For deployment teams, the practical implication is that resilience has become part of the buying criteria. The higher the transaction rate, the more pressure there is on SLA definitions, failure handling, replay logic and observability tooling. If automation infrastructure is going to support live warehouse or plant operations, the vendor has to prove more than functional integration. It has to show that it can preserve data fidelity when downstream systems are slow, when traffic spikes, or when multiple facilities are operating on different cadence.

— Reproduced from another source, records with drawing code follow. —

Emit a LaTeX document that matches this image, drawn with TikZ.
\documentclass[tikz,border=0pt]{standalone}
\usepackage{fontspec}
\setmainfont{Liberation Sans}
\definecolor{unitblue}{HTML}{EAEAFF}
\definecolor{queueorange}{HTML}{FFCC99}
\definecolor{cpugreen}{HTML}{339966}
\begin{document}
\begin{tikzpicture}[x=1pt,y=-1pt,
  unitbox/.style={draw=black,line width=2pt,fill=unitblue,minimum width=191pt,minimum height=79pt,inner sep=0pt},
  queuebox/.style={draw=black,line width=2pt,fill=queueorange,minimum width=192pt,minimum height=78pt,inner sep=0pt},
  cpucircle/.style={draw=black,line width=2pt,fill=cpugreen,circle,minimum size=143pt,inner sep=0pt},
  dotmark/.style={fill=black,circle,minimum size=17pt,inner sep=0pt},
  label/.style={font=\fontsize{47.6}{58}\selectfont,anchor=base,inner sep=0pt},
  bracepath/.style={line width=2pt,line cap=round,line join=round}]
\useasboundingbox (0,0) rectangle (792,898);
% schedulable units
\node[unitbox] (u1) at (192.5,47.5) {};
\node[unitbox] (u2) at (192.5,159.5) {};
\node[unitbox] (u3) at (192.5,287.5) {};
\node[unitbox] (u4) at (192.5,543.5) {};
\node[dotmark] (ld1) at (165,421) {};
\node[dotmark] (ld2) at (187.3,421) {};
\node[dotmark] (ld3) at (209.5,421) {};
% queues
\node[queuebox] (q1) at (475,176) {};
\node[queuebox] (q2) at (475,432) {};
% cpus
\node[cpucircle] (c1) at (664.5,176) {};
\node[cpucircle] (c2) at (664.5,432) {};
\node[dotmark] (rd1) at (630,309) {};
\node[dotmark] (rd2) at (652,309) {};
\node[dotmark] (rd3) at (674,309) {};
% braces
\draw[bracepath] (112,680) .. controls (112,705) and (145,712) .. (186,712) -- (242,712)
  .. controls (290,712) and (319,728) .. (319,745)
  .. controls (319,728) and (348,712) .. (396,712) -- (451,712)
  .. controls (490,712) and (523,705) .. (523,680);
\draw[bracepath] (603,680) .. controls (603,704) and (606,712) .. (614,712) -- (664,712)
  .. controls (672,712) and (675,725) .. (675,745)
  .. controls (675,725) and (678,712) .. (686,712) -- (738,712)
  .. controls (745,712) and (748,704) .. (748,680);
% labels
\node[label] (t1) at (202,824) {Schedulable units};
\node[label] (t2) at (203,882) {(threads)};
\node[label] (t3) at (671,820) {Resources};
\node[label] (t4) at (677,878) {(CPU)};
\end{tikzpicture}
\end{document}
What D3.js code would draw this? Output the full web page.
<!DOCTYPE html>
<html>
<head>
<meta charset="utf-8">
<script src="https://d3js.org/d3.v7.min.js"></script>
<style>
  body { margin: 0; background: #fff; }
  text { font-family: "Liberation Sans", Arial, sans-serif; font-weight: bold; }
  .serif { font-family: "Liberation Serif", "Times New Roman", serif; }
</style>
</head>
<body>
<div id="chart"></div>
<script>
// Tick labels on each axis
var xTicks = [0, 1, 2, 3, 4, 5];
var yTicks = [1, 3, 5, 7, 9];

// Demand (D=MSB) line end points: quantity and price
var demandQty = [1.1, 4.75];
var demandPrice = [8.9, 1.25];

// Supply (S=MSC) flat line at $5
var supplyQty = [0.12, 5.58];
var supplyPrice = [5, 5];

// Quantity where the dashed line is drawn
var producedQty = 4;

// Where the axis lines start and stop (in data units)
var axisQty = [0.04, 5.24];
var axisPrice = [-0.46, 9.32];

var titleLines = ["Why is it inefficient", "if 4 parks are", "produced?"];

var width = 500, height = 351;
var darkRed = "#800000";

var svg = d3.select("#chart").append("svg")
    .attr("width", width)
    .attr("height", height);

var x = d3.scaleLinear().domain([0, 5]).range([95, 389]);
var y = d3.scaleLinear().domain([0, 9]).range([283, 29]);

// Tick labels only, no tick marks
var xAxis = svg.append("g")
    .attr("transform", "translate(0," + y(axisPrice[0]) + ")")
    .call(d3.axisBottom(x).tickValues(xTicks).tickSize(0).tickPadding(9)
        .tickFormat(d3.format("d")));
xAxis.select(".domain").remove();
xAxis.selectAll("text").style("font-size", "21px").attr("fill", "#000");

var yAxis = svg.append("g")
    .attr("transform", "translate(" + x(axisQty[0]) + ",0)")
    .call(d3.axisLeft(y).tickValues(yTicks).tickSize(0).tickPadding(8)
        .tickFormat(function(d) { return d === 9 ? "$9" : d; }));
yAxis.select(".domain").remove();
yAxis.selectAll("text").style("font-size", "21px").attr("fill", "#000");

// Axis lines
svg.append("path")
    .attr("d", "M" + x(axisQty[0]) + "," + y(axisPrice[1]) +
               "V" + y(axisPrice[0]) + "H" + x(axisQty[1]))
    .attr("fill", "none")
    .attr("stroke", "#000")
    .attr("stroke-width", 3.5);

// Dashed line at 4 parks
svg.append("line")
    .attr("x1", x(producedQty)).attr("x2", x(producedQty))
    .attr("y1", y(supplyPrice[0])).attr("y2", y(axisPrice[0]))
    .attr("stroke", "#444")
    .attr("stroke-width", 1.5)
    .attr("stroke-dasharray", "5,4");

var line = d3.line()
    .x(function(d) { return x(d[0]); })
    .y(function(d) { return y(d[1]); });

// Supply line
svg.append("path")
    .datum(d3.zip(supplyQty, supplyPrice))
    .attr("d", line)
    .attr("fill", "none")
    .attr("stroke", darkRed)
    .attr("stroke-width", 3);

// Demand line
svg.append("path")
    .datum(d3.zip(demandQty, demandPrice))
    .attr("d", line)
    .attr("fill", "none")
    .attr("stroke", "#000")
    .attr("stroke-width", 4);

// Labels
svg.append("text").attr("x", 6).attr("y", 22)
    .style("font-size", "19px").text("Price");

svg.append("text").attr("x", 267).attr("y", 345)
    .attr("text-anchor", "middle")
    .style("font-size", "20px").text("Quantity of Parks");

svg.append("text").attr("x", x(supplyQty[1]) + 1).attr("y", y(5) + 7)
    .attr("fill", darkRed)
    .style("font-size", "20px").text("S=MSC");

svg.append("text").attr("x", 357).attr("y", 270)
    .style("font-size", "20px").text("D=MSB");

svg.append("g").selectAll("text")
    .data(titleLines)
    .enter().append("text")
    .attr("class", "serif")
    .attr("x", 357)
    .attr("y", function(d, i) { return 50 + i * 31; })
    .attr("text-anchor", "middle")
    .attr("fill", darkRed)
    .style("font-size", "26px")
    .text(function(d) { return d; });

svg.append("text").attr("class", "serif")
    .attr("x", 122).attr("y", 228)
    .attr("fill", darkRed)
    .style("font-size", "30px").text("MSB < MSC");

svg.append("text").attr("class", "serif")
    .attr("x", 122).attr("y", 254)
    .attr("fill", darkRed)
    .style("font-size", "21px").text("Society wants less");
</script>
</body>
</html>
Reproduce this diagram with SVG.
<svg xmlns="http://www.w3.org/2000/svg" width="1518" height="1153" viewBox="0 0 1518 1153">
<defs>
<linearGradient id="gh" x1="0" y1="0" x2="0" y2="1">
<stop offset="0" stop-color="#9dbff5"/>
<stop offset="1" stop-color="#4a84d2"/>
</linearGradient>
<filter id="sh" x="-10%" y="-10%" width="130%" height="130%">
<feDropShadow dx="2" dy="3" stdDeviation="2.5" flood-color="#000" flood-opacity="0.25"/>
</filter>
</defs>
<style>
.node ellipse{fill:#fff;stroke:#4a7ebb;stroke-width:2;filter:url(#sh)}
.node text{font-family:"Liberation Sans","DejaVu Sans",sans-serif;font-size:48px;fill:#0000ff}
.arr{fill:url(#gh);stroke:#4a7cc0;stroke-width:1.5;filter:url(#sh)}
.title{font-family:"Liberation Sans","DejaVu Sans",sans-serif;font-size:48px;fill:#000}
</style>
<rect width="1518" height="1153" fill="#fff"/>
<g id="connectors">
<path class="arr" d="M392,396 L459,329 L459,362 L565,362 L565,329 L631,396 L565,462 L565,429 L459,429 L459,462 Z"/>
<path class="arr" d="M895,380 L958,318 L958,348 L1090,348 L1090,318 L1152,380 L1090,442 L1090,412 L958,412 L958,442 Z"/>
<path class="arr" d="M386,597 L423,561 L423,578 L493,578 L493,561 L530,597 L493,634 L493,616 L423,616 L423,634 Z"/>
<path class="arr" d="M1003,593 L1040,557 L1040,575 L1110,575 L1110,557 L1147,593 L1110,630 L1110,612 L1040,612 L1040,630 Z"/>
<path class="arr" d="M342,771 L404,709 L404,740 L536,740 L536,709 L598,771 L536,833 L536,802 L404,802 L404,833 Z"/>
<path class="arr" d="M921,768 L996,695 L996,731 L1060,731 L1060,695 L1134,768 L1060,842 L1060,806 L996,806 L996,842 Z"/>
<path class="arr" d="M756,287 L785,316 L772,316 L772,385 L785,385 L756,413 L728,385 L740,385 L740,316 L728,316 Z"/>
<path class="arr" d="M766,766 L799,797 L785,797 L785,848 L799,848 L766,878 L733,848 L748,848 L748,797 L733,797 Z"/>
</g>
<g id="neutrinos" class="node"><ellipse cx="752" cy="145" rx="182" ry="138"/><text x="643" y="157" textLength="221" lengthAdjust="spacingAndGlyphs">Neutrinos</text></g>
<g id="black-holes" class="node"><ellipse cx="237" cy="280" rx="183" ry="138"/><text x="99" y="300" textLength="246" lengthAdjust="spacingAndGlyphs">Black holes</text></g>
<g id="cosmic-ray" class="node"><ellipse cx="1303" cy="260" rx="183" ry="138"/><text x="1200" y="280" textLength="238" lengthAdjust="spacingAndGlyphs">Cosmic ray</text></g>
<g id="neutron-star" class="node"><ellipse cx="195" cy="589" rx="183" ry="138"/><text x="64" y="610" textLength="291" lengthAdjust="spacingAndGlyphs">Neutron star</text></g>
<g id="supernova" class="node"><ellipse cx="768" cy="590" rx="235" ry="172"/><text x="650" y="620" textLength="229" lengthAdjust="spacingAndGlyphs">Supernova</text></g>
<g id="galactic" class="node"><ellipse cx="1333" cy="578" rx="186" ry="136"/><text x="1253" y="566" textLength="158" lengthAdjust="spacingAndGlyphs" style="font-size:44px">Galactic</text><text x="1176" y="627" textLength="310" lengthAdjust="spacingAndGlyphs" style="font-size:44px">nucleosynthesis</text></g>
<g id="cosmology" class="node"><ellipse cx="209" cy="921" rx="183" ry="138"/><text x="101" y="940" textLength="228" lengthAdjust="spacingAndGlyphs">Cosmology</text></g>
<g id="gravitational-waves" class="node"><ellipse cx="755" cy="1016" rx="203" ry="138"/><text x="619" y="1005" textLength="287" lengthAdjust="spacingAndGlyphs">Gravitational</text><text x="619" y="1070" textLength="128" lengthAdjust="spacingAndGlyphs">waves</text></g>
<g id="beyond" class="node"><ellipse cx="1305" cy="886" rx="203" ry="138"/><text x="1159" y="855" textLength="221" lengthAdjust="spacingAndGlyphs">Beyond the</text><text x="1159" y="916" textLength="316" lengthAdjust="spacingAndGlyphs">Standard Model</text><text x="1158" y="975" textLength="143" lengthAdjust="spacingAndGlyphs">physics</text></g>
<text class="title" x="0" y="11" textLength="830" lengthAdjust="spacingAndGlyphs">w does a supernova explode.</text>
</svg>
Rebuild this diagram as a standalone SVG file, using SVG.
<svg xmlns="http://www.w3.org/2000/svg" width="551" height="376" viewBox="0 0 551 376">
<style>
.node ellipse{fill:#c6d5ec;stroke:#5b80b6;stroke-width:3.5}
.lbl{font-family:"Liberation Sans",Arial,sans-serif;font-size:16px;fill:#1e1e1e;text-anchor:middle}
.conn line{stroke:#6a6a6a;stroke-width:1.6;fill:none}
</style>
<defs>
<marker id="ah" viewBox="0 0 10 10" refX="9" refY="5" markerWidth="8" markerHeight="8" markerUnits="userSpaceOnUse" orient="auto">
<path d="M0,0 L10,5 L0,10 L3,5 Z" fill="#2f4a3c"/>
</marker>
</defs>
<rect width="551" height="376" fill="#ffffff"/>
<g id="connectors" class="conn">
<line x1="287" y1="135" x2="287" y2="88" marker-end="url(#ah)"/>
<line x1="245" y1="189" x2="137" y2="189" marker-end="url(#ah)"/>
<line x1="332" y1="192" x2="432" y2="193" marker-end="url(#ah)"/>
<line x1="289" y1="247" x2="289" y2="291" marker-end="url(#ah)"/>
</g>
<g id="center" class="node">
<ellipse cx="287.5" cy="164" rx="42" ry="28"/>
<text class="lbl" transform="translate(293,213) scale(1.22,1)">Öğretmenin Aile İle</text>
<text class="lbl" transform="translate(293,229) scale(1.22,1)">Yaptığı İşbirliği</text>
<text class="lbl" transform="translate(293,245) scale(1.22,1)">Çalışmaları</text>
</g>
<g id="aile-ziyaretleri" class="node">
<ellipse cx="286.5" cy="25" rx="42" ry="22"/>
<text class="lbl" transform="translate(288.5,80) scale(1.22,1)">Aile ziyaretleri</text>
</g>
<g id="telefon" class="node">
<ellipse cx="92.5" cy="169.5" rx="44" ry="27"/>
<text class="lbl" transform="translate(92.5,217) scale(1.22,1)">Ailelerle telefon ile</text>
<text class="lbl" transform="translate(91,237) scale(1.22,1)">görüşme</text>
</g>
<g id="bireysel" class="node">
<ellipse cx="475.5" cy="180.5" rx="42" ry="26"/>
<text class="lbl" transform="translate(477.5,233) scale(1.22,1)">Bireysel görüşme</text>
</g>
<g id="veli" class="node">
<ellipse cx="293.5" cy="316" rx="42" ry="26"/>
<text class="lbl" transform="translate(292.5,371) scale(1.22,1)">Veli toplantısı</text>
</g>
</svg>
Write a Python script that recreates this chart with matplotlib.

That is one reason this milestone has product-market significance beyond SVT itself. Vendors that can demonstrate high-volume transaction processing with transparent operational data can position themselves differently from those still selling abstract AI readiness. Buyers are likely to interpret the 4 billion mark as evidence that the platform has already been stress-tested in the way enterprise software tends to be stress-tested: under messy, repetitive, real-world load. The forecast to surpass 8 billion lifetime transactions by the end of 2026 reinforces that the company sees the market moving toward broader adoption, not just isolated pilots.

The competitive implication is subtle but important. In robotics and automation, differentiation is increasingly shifting from “can it connect?” to “can it stay trustworthy at scale?” That changes how procurement teams evaluate vendors, how architects design deployment patterns, and how product teams frame their roadmaps. Transaction scale alone does not prove superior architecture, but it does give buyers a concrete reference point for assessing operational maturity. In a category crowded with AI language, that kind of baseline matters.

For engineering teams building similar systems, the lesson is straightforward: treat observability, latency budgets, data governance and failure recovery as first-class product requirements, not implementation details. High-volume automation systems accumulate technical debt quickly when event schemas drift, integrations are loosely specified, or error handling is optimized for happy-path demos rather than production variance. If the goal is to support industrial AI later, the data layer has to be designed now so that it can be trusted later.

SVT’s milestone is therefore less about celebrating a round number than about showing what enterprise buyers now expect from the category. At scale, AI-ready automation infrastructure has to deliver measurable throughput, real-time visibility and interoperability across heterogeneous systems. Four billion transactions is the proof point; the more interesting question is whether the rest of the market can meet the same engineering standard.